▸ **GIVEN INFORMATION**
►

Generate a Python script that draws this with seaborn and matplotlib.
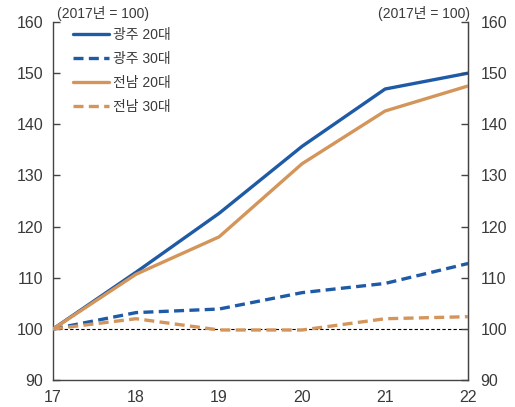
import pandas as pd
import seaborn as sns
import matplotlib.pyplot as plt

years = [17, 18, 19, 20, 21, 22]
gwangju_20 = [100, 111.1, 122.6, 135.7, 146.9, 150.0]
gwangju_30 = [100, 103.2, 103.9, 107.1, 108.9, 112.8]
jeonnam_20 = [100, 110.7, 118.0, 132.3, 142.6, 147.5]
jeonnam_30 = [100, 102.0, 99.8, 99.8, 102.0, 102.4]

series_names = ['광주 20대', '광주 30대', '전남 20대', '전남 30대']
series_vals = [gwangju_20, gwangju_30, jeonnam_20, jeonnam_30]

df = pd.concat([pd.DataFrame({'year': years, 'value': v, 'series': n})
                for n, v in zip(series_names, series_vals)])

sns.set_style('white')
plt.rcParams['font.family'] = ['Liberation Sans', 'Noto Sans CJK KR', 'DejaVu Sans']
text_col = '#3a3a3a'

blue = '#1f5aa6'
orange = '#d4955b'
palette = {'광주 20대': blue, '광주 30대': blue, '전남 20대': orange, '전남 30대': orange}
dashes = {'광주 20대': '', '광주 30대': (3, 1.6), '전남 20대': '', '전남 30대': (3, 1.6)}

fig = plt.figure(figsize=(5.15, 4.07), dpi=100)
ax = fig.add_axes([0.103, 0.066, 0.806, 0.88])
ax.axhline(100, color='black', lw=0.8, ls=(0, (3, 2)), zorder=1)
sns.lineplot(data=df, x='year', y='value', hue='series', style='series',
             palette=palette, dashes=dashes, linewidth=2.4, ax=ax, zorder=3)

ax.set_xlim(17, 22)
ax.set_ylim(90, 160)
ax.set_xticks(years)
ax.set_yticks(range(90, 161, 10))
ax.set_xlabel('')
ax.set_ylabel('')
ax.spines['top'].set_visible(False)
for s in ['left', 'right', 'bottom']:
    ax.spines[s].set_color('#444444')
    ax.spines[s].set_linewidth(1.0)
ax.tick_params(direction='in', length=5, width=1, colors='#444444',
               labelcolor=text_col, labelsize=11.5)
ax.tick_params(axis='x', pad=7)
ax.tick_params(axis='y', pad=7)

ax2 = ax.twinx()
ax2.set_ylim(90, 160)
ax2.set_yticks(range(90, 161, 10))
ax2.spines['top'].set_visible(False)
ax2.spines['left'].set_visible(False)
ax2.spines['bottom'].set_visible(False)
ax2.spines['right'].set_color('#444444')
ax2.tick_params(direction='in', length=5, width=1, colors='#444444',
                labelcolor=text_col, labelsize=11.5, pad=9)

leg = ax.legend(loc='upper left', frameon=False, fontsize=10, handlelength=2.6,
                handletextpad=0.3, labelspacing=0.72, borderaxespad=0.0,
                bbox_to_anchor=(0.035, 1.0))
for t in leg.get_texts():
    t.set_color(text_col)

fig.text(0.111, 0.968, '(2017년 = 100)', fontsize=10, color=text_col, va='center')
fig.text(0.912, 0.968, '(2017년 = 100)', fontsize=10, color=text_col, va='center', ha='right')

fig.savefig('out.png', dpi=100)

◄

▸ **TASK GOAL**
Reproduce the listing above exactly, excluding all pictures.

▸ **SOLUTION TO THIS TASK**
Generate a Python script that draws this with seaborn and matplotlib.
import pandas as pd
import seaborn as sns
import matplotlib.pyplot as plt

years = [17, 18, 19, 20, 21, 22]
gwangju_20 = [100, 111.1, 122.6, 135.7, 146.9, 150.0]
gwangju_30 = [100, 103.2, 103.9, 107.1, 108.9, 112.8]
jeonnam_20 = [100, 110.7, 118.0, 132.3, 142.6, 147.5]
jeonnam_30 = [100, 102.0, 99.8, 99.8, 102.0, 102.4]

series_names = ['광주 20대', '광주 30대', '전남 20대', '전남 30대']
series_vals = [gwangju_20, gwangju_30, jeonnam_20, jeonnam_30]

df = pd.concat([pd.DataFrame({'year': years, 'value': v, 'series': n})
                for n, v in zip(series_names, series_vals)])

sns.set_style('white')
plt.rcParams['font.family'] = ['Liberation Sans', 'Noto Sans CJK KR', 'DejaVu Sans']
text_col = '#3a3a3a'

blue = '#1f5aa6'
orange = '#d4955b'
palette = {'광주 20대': blue, '광주 30대': blue, '전남 20대': orange, '전남 30대': orange}
dashes = {'광주 20대': '', '광주 30대': (3, 1.6), '전남 20대': '', '전남 30대': (3, 1.6)}

fig = plt.figure(figsize=(5.15, 4.07), dpi=100)
ax = fig.add_axes([0.103, 0.066, 0.806, 0.88])
ax.axhline(100, color='black', lw=0.8, ls=(0, (3, 2)), zorder=1)
sns.lineplot(data=df, x='year', y='value', hue='series', style='series',
             palette=palette, dashes=dashes, linewidth=2.4, ax=ax, zorder=3)

ax.set_xlim(17, 22)
ax.set_ylim(90, 160)
ax.set_xticks(years)
ax.set_yticks(range(90, 161, 10))
ax.set_xlabel('')
ax.set_ylabel('')
ax.spines['top'].set_visible(False)
for s in ['left', 'right', 'bottom']:
    ax.spines[s].set_color('#444444')
    ax.spines[s].set_linewidth(1.0)
ax.tick_params(direction='in', length=5, width=1, colors='#444444',
               labelcolor=text_col, labelsize=11.5)
ax.tick_params(axis='x', pad=7)
ax.tick_params(axis='y', pad=7)

ax2 = ax.twinx()
ax2.set_ylim(90, 160)
ax2.set_yticks(range(90, 161, 10))
ax2.spines['top'].set_visible(False)
ax2.spines['left'].set_visible(False)
ax2.spines['bottom'].set_visible(False)
ax2.spines['right'].set_color('#444444')
ax2.tick_params(direction='in', length=5, width=1, colors='#444444',
                labelcolor=text_col, labelsize=11.5, pad=9)

leg = ax.legend(loc='upper left', frameon=False, fontsize=10, handlelength=2.6,
                handletextpad=0.3, labelspacing=0.72, borderaxespad=0.0,
                bbox_to_anchor=(0.035, 1.0))
for t in leg.get_texts():
    t.set_color(text_col)

fig.text(0.111, 0.968, '(2017년 = 100)', fontsize=10, color=text_col, va='center')
fig.text(0.912, 0.968, '(2017년 = 100)', fontsize=10, color=text_col, va='center', ha='right')

fig.savefig('out.png', dpi=100)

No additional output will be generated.